--- Aim of the exercise ---
Skip the pictures. Set down, word for word, the lines from the start of the material up to and including the line with "import seaborn as sns".

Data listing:
####
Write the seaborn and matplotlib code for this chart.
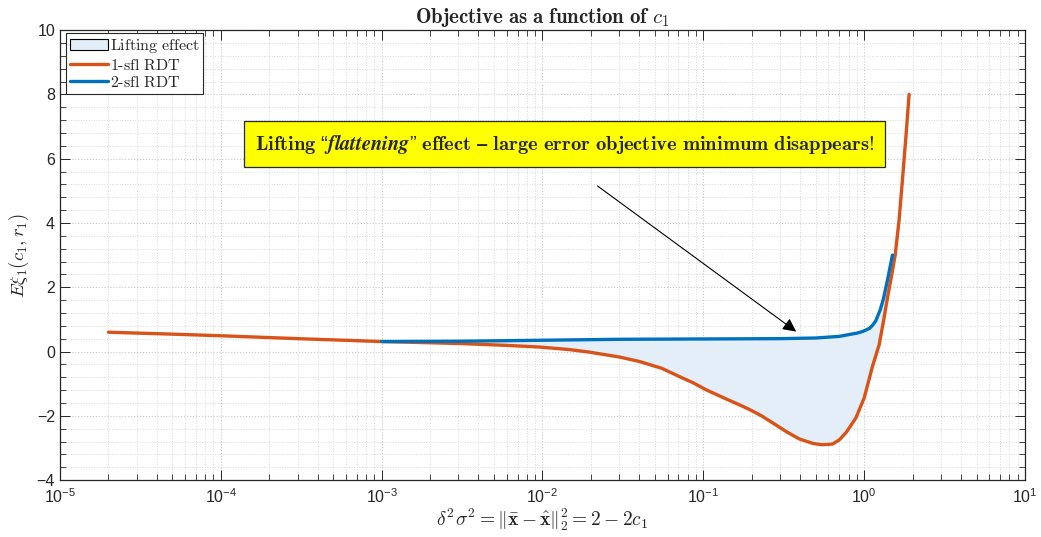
import numpy as np
import pandas as pd
import matplotlib
matplotlib.use("Agg")
import matplotlib.pyplot as plt
import matplotlib.ticker as mticker
from matplotlib.patches import Patch
from matplotlib.lines import Line2D
import seaborn as sns

# 1-sfl RDT objective vs. 2 - 2c1
red_x = [2e-5, 5e-5, 1e-4, 3e-4, 1e-3, 3e-3, 6e-3, 0.0095, 0.0147, 0.0196,
         0.03, 0.04, 0.055, 0.071, 0.087, 0.104, 0.135, 0.168, 0.193, 0.23,
         0.27, 0.33, 0.395, 0.48, 0.548, 0.636, 0.70, 0.773, 0.888, 1.0,
         1.126, 1.24, 1.32, 1.40, 1.48, 1.56, 1.65, 1.73, 1.82, 1.904]
red_y = [0.60, 0.54, 0.49, 0.40, 0.31, 0.25, 0.19, 0.14, 0.06, -0.02,
         -0.17, -0.31, -0.52, -0.78, -0.98, -1.19, -1.45, -1.66, -1.80, -2.00,
         -2.22, -2.50, -2.72, -2.86, -2.90, -2.88, -2.75, -2.52, -2.07, -1.45,
         -0.47, 0.21, 0.95, 1.70, 2.35, 3.00, 4.10, 5.33, 6.70, 8.00]

# 2-sfl RDT objective
blue_x = [1e-3, 3e-3, 1e-2, 0.03, 0.1, 0.3, 0.5, 0.7, 0.81, 0.9, 0.976,
          1.08, 1.13, 1.18, 1.26, 1.32, 1.40, 1.50]
blue_y = [0.31, 0.32, 0.35, 0.38, 0.39, 0.40, 0.42, 0.47, 0.53, 0.57, 0.62,
          0.72, 0.82, 0.95, 1.30, 1.65, 2.25, 3.00]

legend_labels = ["Lifting effect", "1-sfl RDT", "2-sfl RDT"]
x_ticks = [1e-5, 1e-4, 1e-3, 1e-2, 1e-1, 1e0, 1e1]
y_ticks = [-4, -2, 0, 2, 4, 6, 8, 10]

RED = "#D95319"
BLUE = "#0072BD"
FILL = "#E3EEF8"

sns.set_style("ticks")
plt.rcParams["font.family"] = ["Liberation Sans", "DejaVu Sans"]
plt.rcParams["mathtext.fontset"] = "custom"
plt.rcParams["mathtext.rm"] = "Liberation Sans"
plt.rcParams["mathtext.it"] = "Liberation Sans:italic"
plt.rcParams["mathtext.bf"] = "Liberation Sans:bold"

fig = plt.figure(figsize=(10.41, 5.37), dpi=100)
ax = fig.add_axes([0.0576, 0.106, 0.9270, 0.838])
ax.set_xscale("log")

df_red = pd.DataFrame({"x": red_x, "y": red_y})
df_blue = pd.DataFrame({"x": blue_x, "y": blue_y})

# shaded gap between the two objectives over the 2-sfl range
fx = np.array(sorted(set([v for v in red_x if blue_x[0] <= v <= blue_x[-1]] + blue_x)))
fr = np.interp(np.log10(fx), np.log10(red_x), red_y)
fb = np.interp(np.log10(fx), np.log10(blue_x), blue_y)
ax.fill_between(fx, fr, fb, color=FILL, lw=0, zorder=1)

sns.lineplot(data=df_red, x="x", y="y", color=RED, lw=2.4, estimator=None,
             sort=False, ax=ax, zorder=3)
sns.lineplot(data=df_blue, x="x", y="y", color=BLUE, lw=2.4, estimator=None,
             sort=False, ax=ax, zorder=4)

ax.set_xlim(1e-5, 1e1)
ax.set_ylim(-4, 10)
ax.set_xticks(x_ticks)
ax.xaxis.set_minor_locator(mticker.LogLocator(base=10, subs=np.arange(2, 10), numticks=20))
ax.xaxis.set_minor_formatter(mticker.NullFormatter())
ax.set_yticks(y_ticks)
ax.yaxis.set_minor_locator(mticker.MultipleLocator(0.4))

ax.grid(which="major", color="#c8c8c8", ls=":", lw=0.8)
ax.grid(which="minor", color="#d8d8d8", ls=":", lw=0.7)
ax.set_axisbelow(True)

ax.tick_params(which="both", direction="in", top=True, right=True,
               colors="#262626", labelcolor="#262626", labelsize=11.5)
ax.tick_params(which="major", length=7, width=0.7)
ax.tick_params(which="minor", length=4, width=0.6)
ax.tick_params(axis="x", pad=5)
for s in ax.spines.values():
    s.set_visible(True)
    s.set_color("#262626")
    s.set_linewidth(0.9)

ax.set_title(r"$\mathbf{Objective\ as\ a\ function\ of}\ c_1$", fontsize=15,
             math_fontfamily="cm", pad=5)
ax.set_ylabel(r"$E\xi_1(c_1,r_1)$", fontsize=13.5, math_fontfamily="cm", labelpad=4)
ax.set_xlabel(r"$\delta^2\sigma^2=\|\bar{\mathbf{x}}-\hat{\mathbf{x}}\|_2^2=2-2c_1$",
              fontsize=14, math_fontfamily="cm", labelpad=1)

handles = [Patch(facecolor=FILL, edgecolor="black", lw=0.8),
           Line2D([], [], color=RED, lw=2.4),
           Line2D([], [], color=BLUE, lw=2.4)]
leg = ax.legend(handles, [r"$\mathrm{Lifting\ effect}$", r"$\mathrm{1\text{-}sfl\ RDT}$",
                          r"$\mathrm{2\text{-}sfl\ RDT}$"],
                loc="upper left", bbox_to_anchor=(0.006, 0.993), fancybox=False,
                framealpha=1, edgecolor="#262626", fontsize=11.5,
                handlelength=2.4, handletextpad=0.1, labelspacing=0.15,
                borderpad=0.25, borderaxespad=0.0)
for t in leg.get_texts():
    t.set_math_fontfamily("cm")
leg.get_frame().set_linewidth(0.8)

ax.annotate("", xy=(0.378, 0.62), xytext=(0.022, 5.15),
            arrowprops=dict(arrowstyle="-|>", color="black", lw=0.8,
                            mutation_scale=20, shrinkA=0, shrinkB=0), zorder=6)
ax.text(0.0137, 6.45,
        r"$\mathbf{Lifting}$ “$\mathbfit{flattening}$” $\mathbf{effect\ –\ large\ error\ objective\ minimum\ disappears!}$",
        ha="center", va="center", fontsize=14.8, math_fontfamily="cm", zorder=7,
        bbox=dict(boxstyle="square,pad=0.52", fc="#FFFF00", ec="#262626", lw=0.9))

fig.savefig("out.png", dpi=100)
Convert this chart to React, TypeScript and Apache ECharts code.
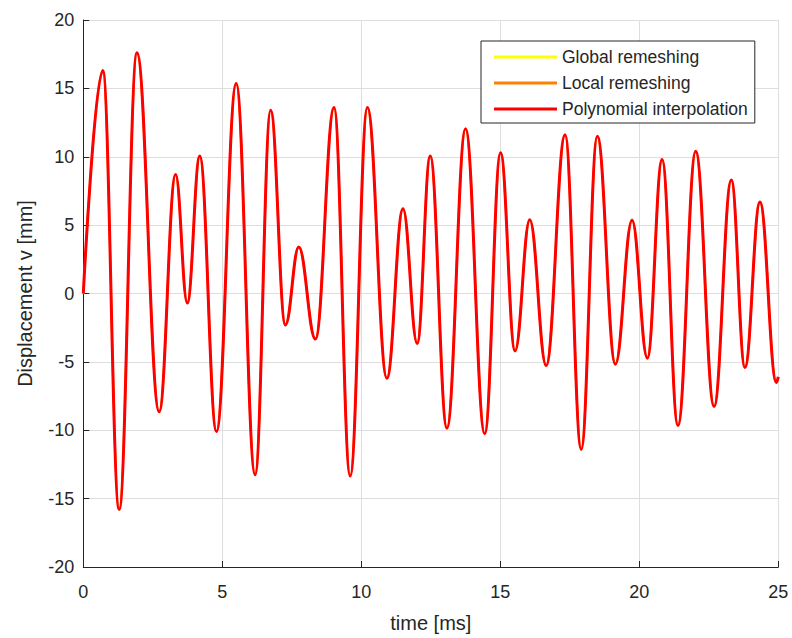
import React, { useEffect, useRef } from "react";
import * as echarts from "echarts";

// Extrema of the displacement trace (time in ms, displacement in mm)
const timeMs = [
  0, 0.7, 1.29, 1.93, 2.73, 3.32, 3.74, 4.19, 4.79, 5.5, 6.18, 6.74, 7.27, 7.75, 8.35,
  9.02, 9.6, 10.22, 10.92, 11.5, 12.01, 12.48, 13.08, 13.75, 14.44, 15.01, 15.53, 16.06,
  16.65, 17.33, 17.91, 18.49, 19.14, 19.74, 20.29, 20.82, 21.39, 22.03, 22.69, 23.31,
  23.8, 24.34, 24.93, 25.0,
];
const displacement = [
  0, 16.3, -15.8, 17.6, -8.65, 8.7, -0.7, 10.05, -10.1, 15.35, -13.25, 13.4, -2.3, 3.4,
  -3.33, 13.6, -13.35, 13.6, -6.2, 6.2, -3.65, 10.05, -9.85, 12.05, -10.25, 10.3, -4.2,
  5.4, -5.27, 11.6, -11.4, 11.5, -5.17, 5.36, -4.73, 9.8, -9.66, 10.4, -8.26, 8.3, -5.41,
  6.7, -6.5, -6.1,
];
// The three methods overlap completely in the reference
const globalRemeshing = displacement;
const localRemeshing = displacement;
const polynomialInterpolation = displacement;

const seriesNames = ["Global remeshing", "Local remeshing", "Polynomial interpolation"];
const seriesColors = ["#ffff00", "#ff8000", "#ff0000"];
const seriesValues = [globalRemeshing, localRemeshing, polynomialInterpolation];
const seriesWidths = [2, 2, 3];

const FONT = "'Liberation Sans', Arial, Helvetica, sans-serif";
const INK = "#262626";

export default function App() {
  const ref = useRef<HTMLDivElement>(null);
  useEffect(() => {
    if (!ref.current) return;
    const chart = echarts.init(ref.current, undefined, { renderer: "svg" });
    chart.setOption({
      animation: false,
      backgroundColor: "#ffffff",
      grid: { left: 83.3, top: 20, right: 13.7, bottom: 70.3, containLabel: false },
      legend: {
        orient: "vertical",
        left: 481,
        top: 41,
        padding: [6, 7, 4, 13],
        itemGap: 6,
        itemWidth: 63,
        itemHeight: 3,
        icon: "rect",
        borderColor: INK,
        borderWidth: 1,
        borderRadius: 0,
        backgroundColor: "#ffffff",
        data: seriesNames,
        textStyle: { fontFamily: FONT, fontSize: 17.5, color: INK, lineHeight: 20 },
      },
      xAxis: {
        type: "value",
        min: 0,
        max: 25,
        interval: 5,
        name: "time [ms]",
        nameLocation: "middle",
        nameGap: 46,
        nameTextStyle: { fontFamily: FONT, fontSize: 20, color: INK },
        axisLine: { show: true, onZero: false, lineStyle: { color: INK, width: 1 } },
        axisTick: { show: true, inside: true, length: 6, lineStyle: { color: INK } },
        axisLabel: { fontFamily: FONT, fontSize: 18, color: INK, margin: 16 },
        splitLine: { show: true, lineStyle: { color: "#dedede", width: 1 } },
      },
      yAxis: {
        type: "value",
        min: -20,
        max: 20,
        interval: 5,
        name: "Displacement v [mm]",
        nameLocation: "middle",
        nameGap: 48,
        nameTextStyle: { fontFamily: FONT, fontSize: 20, color: INK },
        axisLine: { show: true, onZero: false, lineStyle: { color: INK, width: 1 } },
        axisTick: { show: true, inside: true, length: 6, lineStyle: { color: INK } },
        axisLabel: { fontFamily: FONT, fontSize: 18, color: INK, margin: 9 },
        splitLine: { show: true, lineStyle: { color: "#dedede", width: 1 } },
      },
      series: seriesNames.map((name, i) => ({
        name,
        type: "line",
        data: timeMs.map((t, k) => [t, seriesValues[i][k]]),
        symbol: "none",
        showSymbol: false,
        smooth: 0.4,
        smoothMonotone: "x",
        color: seriesColors[i],
        itemStyle: { color: seriesColors[i] },
        lineStyle: { color: seriesColors[i], width: seriesWidths[i] },
        z: 2 + i,
      })),
    });
    return () => chart.dispose();
  }, []);
  return (
    <div
      ref={ref}
      style={{ position: "fixed", left: 0, top: 0, width: 792, height: 638 }}
    />
  );
}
####
--- Task result ---
Write the seaborn and matplotlib code for this chart.
import numpy as np
import pandas as pd
import matplotlib
matplotlib.use("Agg")
import matplotlib.pyplot as plt
import matplotlib.ticker as mticker
from matplotlib.patches import Patch
from matplotlib.lines import Line2D
import seaborn as sns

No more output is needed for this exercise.